[AIM]: Go through the lines below. Copy those with "React".
===== SUPPLIED DATA
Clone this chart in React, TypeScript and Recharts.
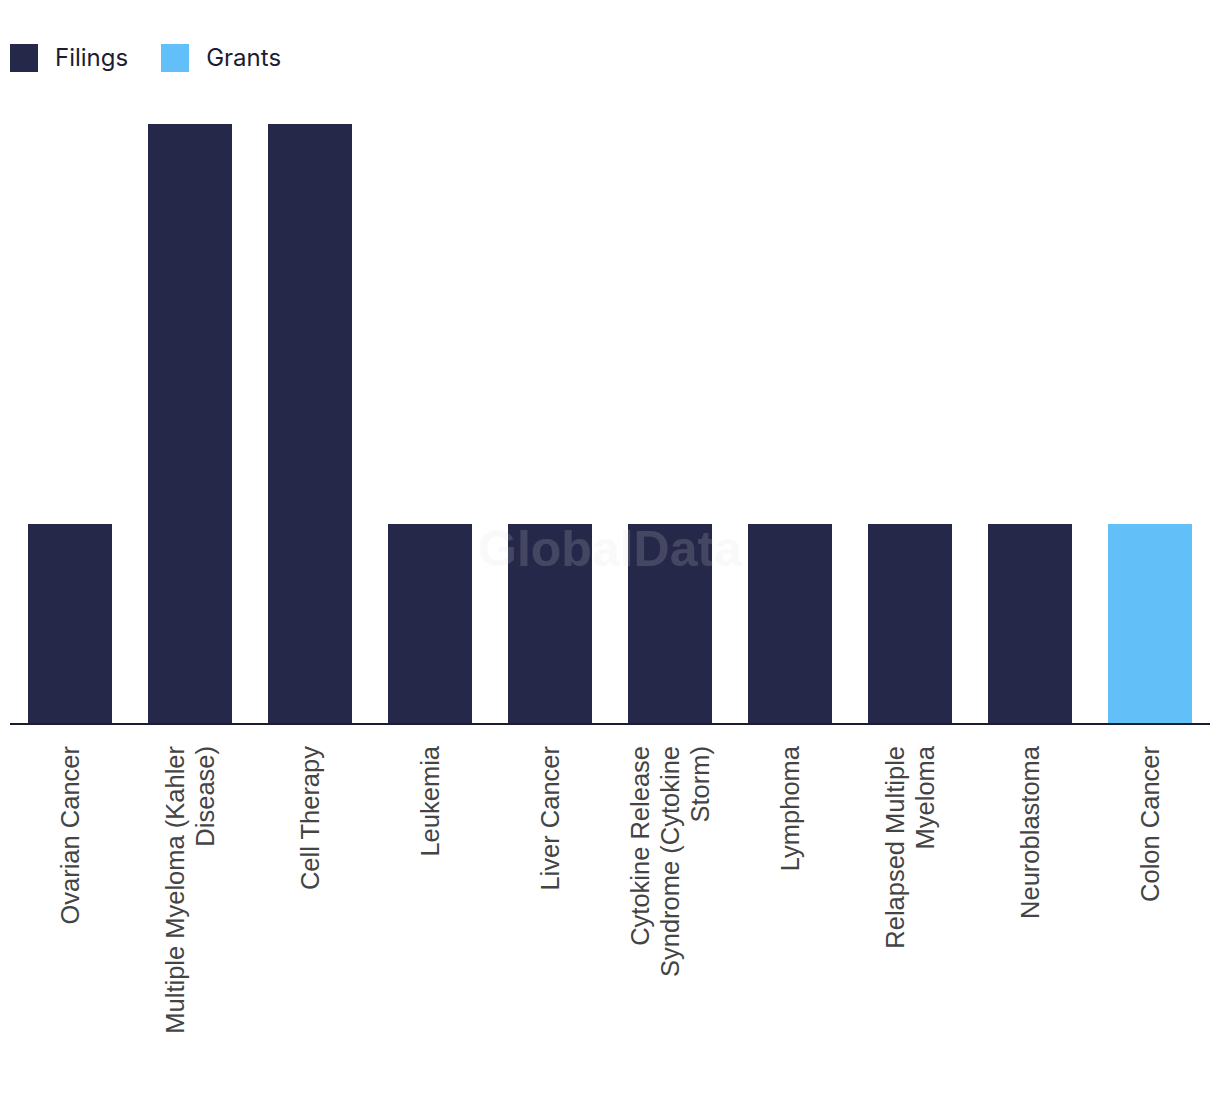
import React from "react";
import { BarChart, Bar, XAxis, YAxis } from "recharts";

const categories = [
  "Ovarian Cancer",
  "Multiple Myeloma (Kahler Disease)",
  "Cell Therapy",
  "Leukemia",
  "Liver Cancer",
  "Cytokine Release Syndrome (Cytokine Storm)",
  "Lymphoma",
  "Relapsed Multiple Myeloma",
  "Neuroblastoma",
  "Colon Cancer",
];
const filings = [1, 3, 3, 1, 1, 1, 1, 1, 1, 0];
const grants = [0, 0, 0, 0, 0, 0, 0, 0, 0, 1];

const FILINGS_COLOR = "#262849";
const GRANTS_COLOR = "#63bff8";
const LABEL_FONT = "'Liberation Sans', Arial, sans-serif";
const LABEL_SIZE = 25.5;
const LINE_H = 30;
const WRAP_W = 305;

const rows = categories.map((name, i) => ({ name, filings: filings[i], grants: grants[i] }));

let ctx: CanvasRenderingContext2D | null = null;
const measure = (s: string) => {
  if (!ctx) ctx = document.createElement("canvas").getContext("2d");
  if (!ctx) return s.length * 12;
  ctx.font = `${LABEL_SIZE}px ${LABEL_FONT}`;
  return ctx.measureText(s).width;
};

// greedy word wrap
const wrap = (label: string) => {
  const lines: string[] = [];
  let cur = "";
  label.split(" ").forEach((w) => {
    const next = cur ? cur + " " + w : w;
    if (cur && measure(next) > WRAP_W) {
      lines.push(cur);
      cur = w;
    } else cur = next;
  });
  if (cur) lines.push(cur);
  return lines;
};

const CategoryTick = (props: any) => {
  const { x, y, payload } = props;
  const lines = wrap(String(payload.value));
  const first = -((lines.length - 1) / 2) * LINE_H + LABEL_SIZE * 0.36;
  return (
    <g transform={`translate(${x},${y + 22}) rotate(-90)`}>
      <text textAnchor="end" fill="#444" fontSize={LABEL_SIZE} fontFamily={LABEL_FONT}>
        {lines.map((l, i) => (
          <tspan key={i} x={0} y={first + i * LINE_H}>
            {l}
          </tspan>
        ))}
      </text>
    </g>
  );
};

const legendItems = [
  { name: "Filings", color: FILINGS_COLOR },
  { name: "Grants", color: GRANTS_COLOR },
];

export default function App() {
  return (
    <div style={{ position: "relative", width: 1204, height: 1060 }}>
      <div
        style={{
          position: "absolute",
          left: 2,
          top: 35,
          display: "flex",
          alignItems: "center",
          fontFamily: "Inter, sans-serif",
          fontSize: 24,
          color: "#1c1c36",
        }}
      >
        {legendItems.map((d) => (
          <span key={d.name} style={{ display: "flex", alignItems: "center", marginRight: 33 }}>
            <span style={{ width: 28, height: 28, background: d.color, marginRight: 17, display: "inline-block" }} />
            {d.name}
          </span>
        ))}
      </div>
      <BarChart
        width={1204}
        height={1060}
        data={rows}
        margin={{ top: 116, right: 2, bottom: 0, left: 2 }}
        barCategoryGap="15%"
      >
        <YAxis hide domain={[0, 3]} />
        <XAxis
          dataKey="name"
          interval={0}
          height={344}
          tickLine={false}
          tickSize={0}
          tickMargin={0}
          axisLine={{ stroke: "#1b1b32", strokeWidth: 2 }}
          tick={<CategoryTick />}
        />
        <Bar dataKey="filings" name="Filings" stackId="a" fill={FILINGS_COLOR} isAnimationActive={false} />
        <Bar dataKey="grants" name="Grants" stackId="a" fill={GRANTS_COLOR} isAnimationActive={false} />
      </BarChart>
      <div
        style={{
          position: "absolute",
          left: 0,
          width: 1204,
          top: 512,
          textAlign: "center",
          fontFamily: "'Liberation Sans', Arial, sans-serif",
          fontWeight: 700,
          fontSize: 50,
          color: "#e0e0e0",
          opacity: 0.17,
          pointerEvents: "none",
        }}
      >
        GlobalData
      </div>
    </div>
  );
}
==========
[TASK SOLUTION]:
Clone this chart in React, TypeScript and Recharts.
import React from "react";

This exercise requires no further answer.